SARNEY - O Amaral Peixoto dizia isso: 'duas pessoas já é reunião. Três é comício'.
MACHADO - [rindo]
SARNEY - Então três pessoas já é comício.
[...]
*
SEGUNDA CONVERSA
SARNEY - Agora é coisa séria, acho que o negócio é sério.
Machado
- Presidente, o cara [Sérgio Moro] agora seguiu aquela estratégia, de
'deslegitimizar' as coisas, agora não tem ninguém mais legítimo para
falar mais nada. Pegou Renan, pegou o Eduardo, desmoralizou o Lula.
Agora a Dilma.

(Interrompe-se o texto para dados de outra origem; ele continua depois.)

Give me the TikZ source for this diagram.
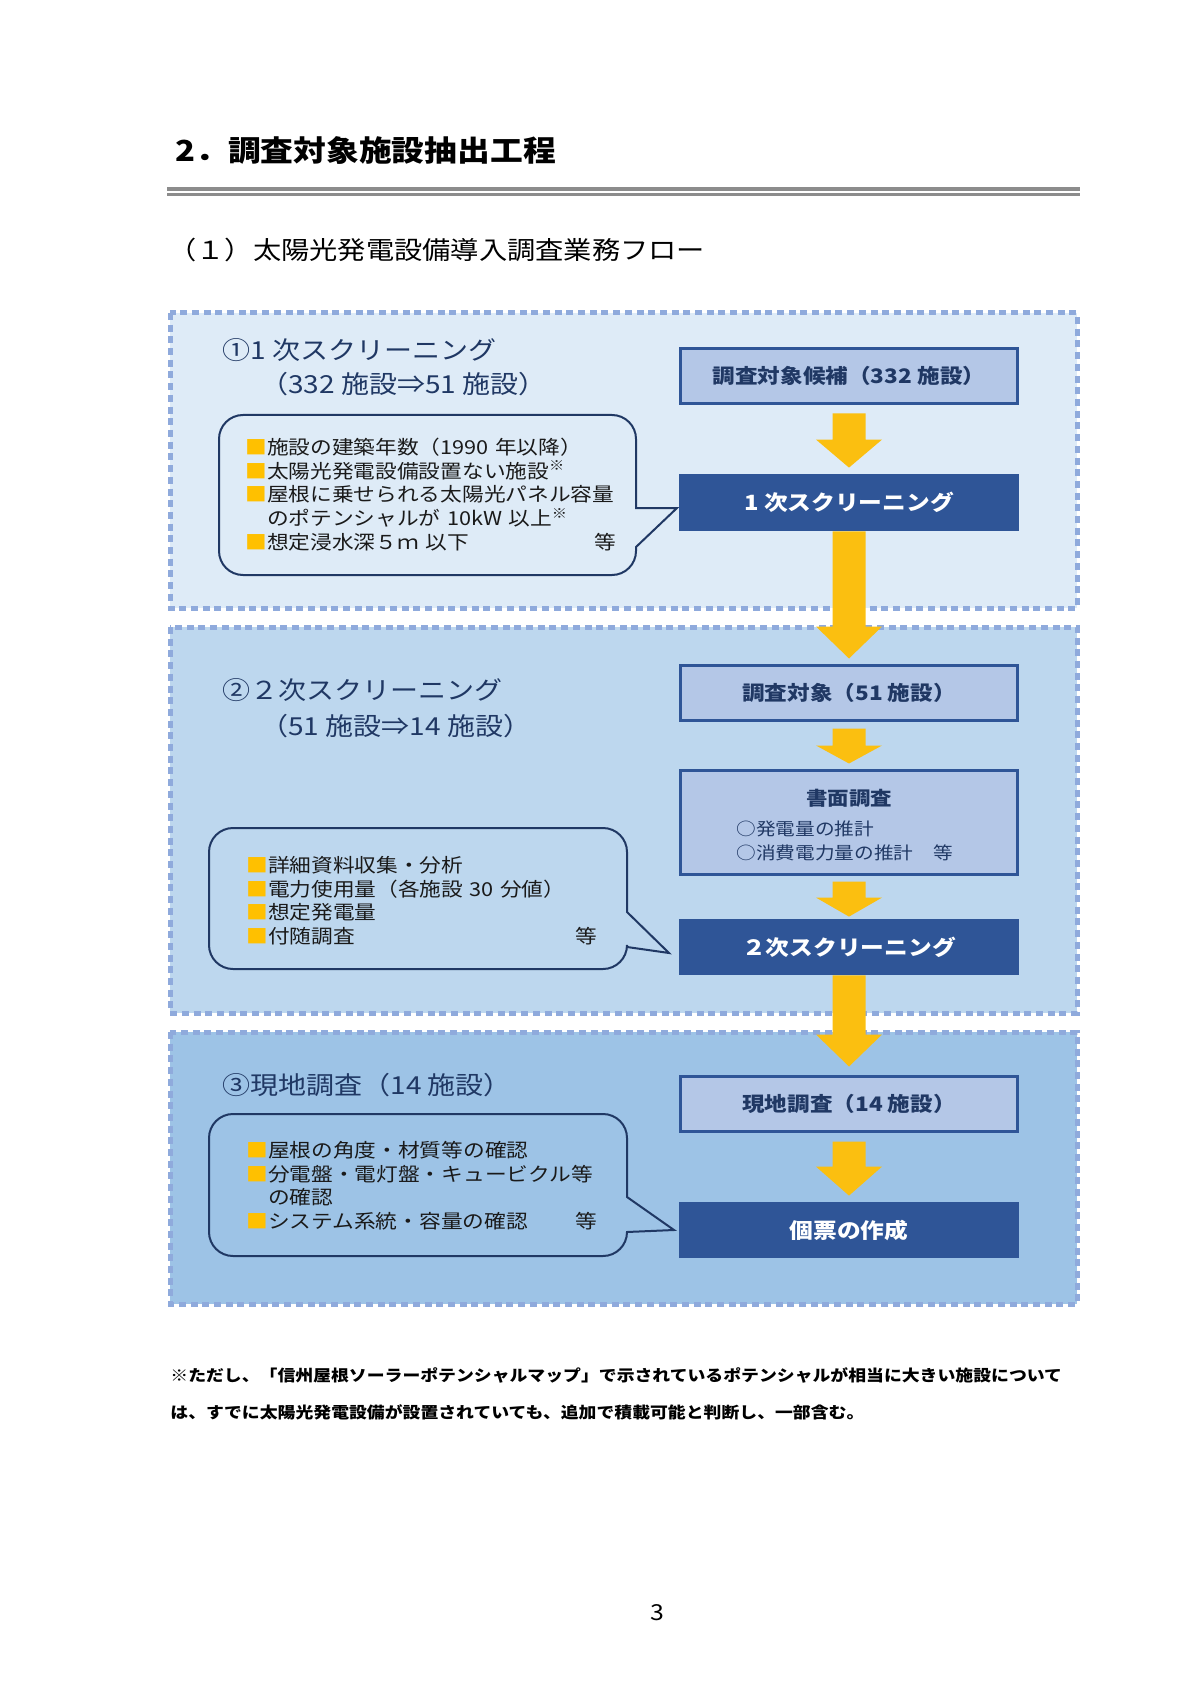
\documentclass[tikz,border=0pt]{standalone}
\usepackage{fontspec}
\setmainfont{Noto Sans CJK JP}[FakeStretch=1.13]
\usetikzlibrary{calc}

\definecolor{navy}{HTML}{203864}
\definecolor{boxblue}{HTML}{2F5597}
\definecolor{boxfill}{HTML}{B4C7E7}
\definecolor{dashblue}{HTML}{8FAADC}
\definecolor{stepone}{HTML}{DEEBF7}
\definecolor{steptwo}{HTML}{BDD7EE}
\definecolor{stepthree}{HTML}{9DC3E6}
\definecolor{arrowgold}{HTML}{FBBF10}
\definecolor{bulletgold}{HTML}{FFC000}
\definecolor{rulegray}{HTML}{8C8C8C}
\definecolor{bodytext}{HTML}{1A1A1A}

\newcommand{\sqbullet}{\textcolor{bulletgold}{■}}
% block arrow: from node, to node, gap below #1, gap above #2, head length
\newcommand{\flowarrow}[5]{%
  \fill[arrowgold] ($(#1.south)+(-16.5,#3)$) -- ($(#1.south)+(16.5,#3)$)
    -- ($(#2.north)+(16.5,-#4-#5)$) -- ($(#2.north)+(33,-#4-#5)$)
    -- ($(#2.north)+(0,-#4)$) -- ($(#2.north)+(-33,-#4-#5)$)
    -- ($(#2.north)+(-16.5,-#4-#5)$) -- cycle;}
% rounded box with a pointer on its right side
\newcommand{\speechbubble}[8]{%
  \draw[bubbleline] (#1+24,#2) -- (#3-24,#2)
    .. controls (#3-10.75,#2) and (#3,#2+10.75) .. (#3,#2+24)
    -- (#3,#5) -- (#6,#7) -- (#3,#8) -- (#3,#4-24)
    .. controls (#3,#4-10.75) and (#3-10.75,#4) .. (#3-24,#4)
    -- (#1+24,#4)
    .. controls (#1+10.75,#4) and (#1,#4-10.75) .. (#1,#4-24)
    -- (#1,#2+24)
    .. controls (#1,#2+10.75) and (#1+10.75,#2) .. (#1+24,#2) -- cycle;}

\begin{document}
\begin{tikzpicture}[x=0.5pt, y=-0.5pt,
  stage/.style={draw=dashblue, line width=2.5pt, dash pattern=on 3.5pt off 2.35pt},
  lightbox/.style={draw=boxblue, fill=boxfill, line width=1.5pt, minimum width=168.5pt, minimum height=27.5pt, text=navy, font=\bfseries\fontsize{10}{12}\selectfont},
  darkbox/.style={fill=boxblue, minimum width=170pt, minimum height=28pt, text=white, font=\bfseries\fontsize{10.5}{12}\selectfont},
  bubbleline/.style={draw=navy, line width=1pt},
  stagetitle/.style={anchor=west, inner sep=0pt, text=navy, font=\fontsize{12.4}{15}\selectfont},
  points/.style={anchor=base west, inner sep=0pt, align=left, text=bodytext, font=\fontsize{9.6}{11.9}\selectfont},
  deskitem/.style={anchor=west, inner sep=0pt, text=navy, font=\fontsize{8.7}{11}\selectfont},
  note/.style={anchor=west, inner sep=0pt, font=\bfseries\fontsize{7.9}{10}\selectfont}]

  \fill[white] (0,0) rectangle (1191,1684);
  \useasboundingbox (0,0) rectangle (1191,1684);

  % heading
  \node[anchor=west, inner sep=0pt, font=\bfseries\fontsize{14.5}{18}\selectfont] (heading) at (175,150) {2．調査対象施設抽出工程};
  \draw[rulegray, line width=1.6pt] (167,189) -- (1080,189);
  \draw[rulegray, line width=1.6pt] (167,194.4) -- (1080,194.4);
  \node[anchor=west, inner sep=0pt, font=\fontsize{12.5}{14}\selectfont] (subheading) at (168,250) {（１）太陽光発電設備導入調査業務フロー};

  % stages
  \draw[stage, fill=stepone] (170,313) rectangle (1077,608);
  \draw[stage, fill=steptwo] (170,627) rectangle (1077,1013);
  \draw[stage, fill=stepthree] (170,1032) rectangle (1077,1304);

  \node[stagetitle] (s1title) at (222,350) {①1~次スクリーニング};
  \node[stagetitle] (s1range) at (260,384.5) {（332~施設⇒51~施設）};
  \node[stagetitle] (s2title) at (222,690) {②２次スクリーニング};
  \node[stagetitle] (s2range) at (260,726) {（51~施設⇒14~施設）};
  \node[stagetitle] (s3title) at (222,1085) {③現地調査（14~施設）};

  % callouts
  \speechbubble{219}{415}{636}{575}{508}{677}{508}{547}
  \speechbubble{209}{828}{627}{969}{912}{669}{953}{947}
  \speechbubble{209}{1114}{627}{1256}{1197}{674}{1230}{1232}

  \node[points, text width=185.5pt] (checks1) at (245,454.3) {\sqbullet 施設の建築年数（1990~年以降）\\
    \sqbullet 太陽光発電設備設置ない施設\textsuperscript{※}\\
    \sqbullet 屋根に乗せられる太陽光パネル容量\\
    \phantom{■}のポテンシャルが~10kW~以上\textsuperscript{※}\\
    \sqbullet 想定浸水深５ｍ~以下\hfill 等};
  \node[points, text width=175.5pt] (checks2) at (246,872.3) {\sqbullet 詳細資料収集・分析\\
    \sqbullet 電力使用量（各施設~30~分値）\\
    \sqbullet 想定発電量\\
    \sqbullet 付随調査\hfill 等};
  \node[points, text width=175.5pt] (checks3) at (246,1157.3) {\sqbullet 屋根の角度・材質等の確認\\
    \sqbullet 分電盤・電灯盤・キュービクル等\\
    \phantom{■}の確認\\
    \sqbullet システム系統・容量の確認\hfill 等};

  % flow
  \node[lightbox] (candidates) at (849,376) {調査対象候補（332~施設）};
  \node[darkbox, minimum height=28.5pt] (screen1) at (849,502.5) {1~次スクリーニング};
  \node[lightbox] (targets) at (849,693) {調査対象（51~施設）};
  \node[lightbox, minimum height=52pt] (desk) at (849,822.5) {};
  \node[inner sep=0pt, text=navy, font=\bfseries\fontsize{9.5}{12}\selectfont] (desktitle) at (849,798) {書面調査};
  \node[deskitem] (deskitem1) at (736,829) {○発電量の推計};
  \node[deskitem] (deskitem2) at (736,853) {○消費電力量の推計　等};
  \node[darkbox] (screen2) at (849,947) {２次スクリーニング};
  \node[lightbox] (site) at (849,1104) {現地調査（14~施設）};
  \node[darkbox] (sheet) at (849,1230) {個票の作成};

  \flowarrow{candidates}{screen1}{8.5}{6}{28}
  \flowarrow{screen1}{targets}{0}{5.5}{32}
  \flowarrow{targets}{desk}{6.5}{5.5}{18}
  \flowarrow{desk}{screen2}{5.5}{2}{19}
  \flowarrow{screen2}{site}{0}{8.5}{32}
  \flowarrow{site}{sheet}{8.5}{6}{29}

  % footnote and page number
  \node[note] (note1) at (170,1375) {※ただし、「信州屋根ソーラーポテンシャルマップ」で示されているポテンシャルが相当に大きい施設について};
  \node[note] (note2) at (170,1412) {は、すでに太陽光発電設備が設置されていても、追加で積載可能と判断し、一部含む。};
  \node[inner sep=0pt, font=\fontsize{11}{13}\selectfont] (pageno) at (657,1613) {3};
\end{tikzpicture}
\end{document}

E o Supremo fez essa suprema... rasgou a Constituição.
SARNEY
- Foi. Fez aquele negócio com o Delcídio. E pior foi o Senado se
acovardar de uma maneira... [autorizou prisão do então senador].

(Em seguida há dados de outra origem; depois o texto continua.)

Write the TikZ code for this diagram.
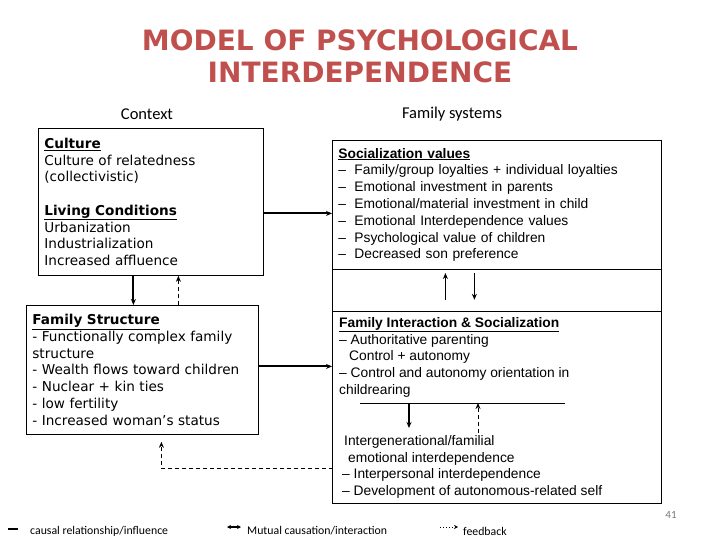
\documentclass[tikz,border=0pt]{standalone}
\usepackage{fontspec}
\setmainfont{DejaVu Sans}
\newfontfamily\verdanafont{DejaVu Sans}
\newfontfamily\arialfont{Liberation Sans}
\newfontfamily\calibrifont{Carlito}
\usetikzlibrary{arrows.meta}
\definecolor{titlered}{RGB}{192,80,77}
\definecolor{pagegray}{RGB}{120,120,120}

\begin{document}
\begin{tikzpicture}[x=1pt, y=-1pt,
        >={Stealth[length=6pt, width=5pt]},
        maintitle/.style={align=center, text=titlered, font=\verdanafont\bfseries\fontsize{28}{32}\selectfont},
        colhead/.style={font=\calibrifont\fontsize{16.5}{19}\selectfont},
        ctxbox/.style={draw, line width=0.8pt, anchor=north west, align=left, inner xsep=6pt, inner ysep=0pt, font=\verdanafont\fontsize{13.6}{16.7}\selectfont},
        sysbox/.style={draw, line width=0.8pt, anchor=north west, minimum width=329pt, inner sep=0pt},
        systext/.style={anchor=north west, align=left, inner sep=0pt, font=\arialfont\fontsize{13.8}{16.8}\selectfont},
        causal/.style={draw, ->, line width=2pt},
        feedback/.style={draw, ->, line width=1pt, dash pattern=on 4pt off 3pt},
        legend/.style={anchor=west, inner sep=0pt, font=\calibrifont\fontsize{11.8}{13}\selectfont}
    ]
    \useasboundingbox (0,0) rectangle (720,540);

    % ==========================================
    % 1. Title & column headings
    % ==========================================
    \node[maintitle] (title) at (360,56) {MODEL OF PSYCHOLOGICAL\\INTERDEPENDENCE};
    \node[colhead] (ctxlabel) at (147,114) {Context};
    \node[colhead] (famlabel) at (452,114) {Family systems};

    % ==========================================
    % 2. Context (left column)
    % ==========================================
    \node[ctxbox, text width=213pt, minimum height=147pt] (context) at (38,128) {%
        \underline{\textbf{Culture}}\\
        Culture of relatedness\\
        (collectivistic)\\[16.7pt]
        \underline{\textbf{Living Conditions}}\\
        Urbanization\\
        Industrialization\\
        Increased affluence};
    \node[ctxbox, text width=220pt, minimum height=129pt] (famstruct) at (26,305) {%
        \underline{\textbf{Family Structure}}\\
        - Functionally complex family\\
        structure\\
        - Wealth flows toward children\\
        - Nuclear + kin ties\\
        - low fertility\\
        - Increased woman’s status};

    % ==========================================
    % 3. Family systems (right column)
    % ==========================================
    \node[sysbox, text width=317pt, inner xsep=6pt, minimum height=129pt, align=left,
          font=\arialfont\fontsize{13.8}{16.8}\selectfont] (socval) at (332,140) {%
        \underline{\textbf{Socialization values}}\\
        \makebox[16pt][l]{–}Family/group loyalties + individual loyalties\\
        \makebox[16pt][l]{–}Emotional investment in parents\\
        \makebox[16pt][l]{–}Emotional/material investment in child\\
        \makebox[16pt][l]{–}Emotional Interdependence values\\
        \makebox[16pt][l]{–}Psychological value of children\\
        \makebox[16pt][l]{–}Decreased son preference};
    \node[sysbox, minimum height=42pt] (gap) at (332,269) {};
    \node[sysbox, minimum height=192pt] (famint) at (332,311) {};

    \node[systext] (famtxt) at (339,317) {%
        \underline{\textbf{Family Interaction \& Socialization}}\\
        – Authoritative parenting\\
        \hspace{10pt}Control + autonomy\\
        – Control and autonomy orientation in\\
        childrearing};
    \node[systext] (emotxt) at (342,435) {%
        \hspace{2pt}Intergenerational/familial\\
        \hspace{6pt}emotional interdependence\\
        – Interpersonal interdependence\\
        – Development of autonomous-related self};

    \coordinate (splitL) at (360,403);
    \coordinate (splitR) at (565,403);
    \draw[line width=0.8pt] (splitL) -- (splitR);

    % ==========================================
    % 4. Connectors
    % ==========================================
    \draw[causal] ([xshift=-17.5pt]context.south) -- ([xshift=-9pt]famstruct.north);
    \draw[feedback] ([xshift=36pt]famstruct.north) -- ([xshift=27.5pt]context.south);

    \coordinate (c2s) at ([yshift=-11.5pt]context.east);
    \draw[causal] (c2s) -- (c2s -| socval.west);
    \coordinate (f2i) at ([yshift=3.5pt]famstruct.east);
    \draw[causal] (f2i) -- (f2i -| famint.west);

    % mutual arrows between values and interaction
    \draw[causal, line width=1.8pt] ([xshift=-51.5pt, yshift=12pt]gap.south) -- ([xshift=-51.5pt, yshift=-4pt]gap.north);
    \draw[causal, line width=1.8pt] ([xshift=-22.5pt, yshift=-4pt]gap.north) -- ([xshift=-22.5pt, yshift=12pt]gap.south);

    \coordinate (d1) at (409,428);
    \coordinate (u1) at (478,433);
    \draw[causal, line width=1.8pt] (d1 |- splitL) -- (d1);
    \draw[feedback] (u1) -- (u1 |- splitL);

    \coordinate (fb) at (333,468);
    \draw[feedback] (fb) -| ([xshift=19pt, yshift=-7pt]famstruct.south);

    % ==========================================
    % 5. Legend
    % ==========================================
    \node[legend] (legcausal) at (30,531) {causal relationship/influence};
    \node[legend] (legmutual) at (247,531) {Mutual causation/interaction};
    \node[legend] (legfb) at (463,531) {feedback};
    \draw[line width=2.5pt] ([xshift=-22pt, yshift=2pt]legcausal.west) -- ([xshift=-12pt, yshift=2pt]legcausal.west);
    \draw[{Stealth[length=4pt, width=4pt]}-{Stealth[length=4pt, width=4pt]}, line width=1.2pt] ([xshift=-20pt, yshift=4pt]legmutual.west) -- ([xshift=-6pt, yshift=4pt]legmutual.west);
    \draw[-{Stealth[length=4pt, width=4pt]}, line width=1pt, dotted] ([xshift=-23pt, yshift=4pt]legfb.west) -- ([xshift=-5pt, yshift=4pt]legfb.west);

    \node[font=\calibrifont\fontsize{11}{13}\selectfont, text=pagegray] (pagenum) at (671,515) {41};

\end{tikzpicture}
\end{document}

Machado - O Senado não podia ter aceito aquilo, não.
SARNEY - Não podia, a partir dali ele acabou. Aquilo é uma página negra do Senado.
Machado - Porque não foi flagrante delito. Você tem que obedecer a lei.
SARNEY - Não tinha nem inquérito!
Machado - Não tem nada. Ali foi um fígado dos ministros. Lascaram com o André Esteves.. Agora pergunta, quem é que vai reagir?
[...]
Machado - O Senado deixar o Delcídio preso por um artista.
SARNEY - Uma cilada.
MACHADO - Cilada.
SARNEY
- Que botaram eles. Uma coisa que o Senado se desmoralizou. E agora o
Teori acabou de desmoralizar o Senado porque mostrou que tem mais
coragem que o Senado, manda soltar.
MACHADO -
Presidente, ficou muito mal. A classe política está acabada. É um
salve-se quem puder. Nessa coisa de navio que todo mundo quer fugir,
morre todo mundo.
[...]
SARNEY - Eu soube que o Lula disse, outro dia, ele tem chorado muito. [...] Ele está com os olhos inchados.
[...]
SARNEY
- Nesse caso, ao que eu sei, o único em que ela está envolvida
diretamente é que ela falou com o pessoal da Odebrecht para dar para
campanha do... E responsabilizar aquele [inaudível]
MACHADO
- Isso é muito estranho [problemas de governo]. Presidente, você pegar
um marqueteiro, dos três do Brasil. [...] Deixa aquele ministério da
Justiça que é banana, só diz besteira. Nunca vi um governo tão fraco,
tão frágil e tão omisso. Tem que alguém dizer assim 'A presidente é
bunda mole'. Não tem um fato positivo.
[...]
SARNEY
- E o Renan cometeu uma ingenuidade. No dia que ele chegou, quem deu
isso pela primeira vez foi a Délis Ortiz. Eu cheguei lá era umas 4
horas, era um sábado, ele disse 'já entreguei todos os documentos para a
Delis Ortiz, provando que eu... que foi dinheiro meu'. Eu disse:
'Renan, para jornalista você não dá documento nunca. Você fazer um
negócio desse. O que isso vai te trazer de dor de cabeça'. Não deu
outra.
MACHADO - Renan erra muito no varejo. Ele é bom. [...] Presidente, não pode ser assim, varejista desse jeito.
[...]
SARNEY
- Tudo isso é o governo, meu Deus. Esse negócio da Petrobras só os
empresários que vão pagar, os políticos? E o governo que fez isso tudo,
hein?
MACHADO - Acabou o Lula, presidente.
SARNEY - O Lula acabou, o Lula coitado deve estar numa depressão.
MACHADO - Não houve nenhuma solidariedade da parte dela.
SARNEY - Nenhuma, nenhuma. E com esse Moro perseguindo por besteira.
MACHADO - Tomou conta do Brasil. O Supremo fez a pedido dele.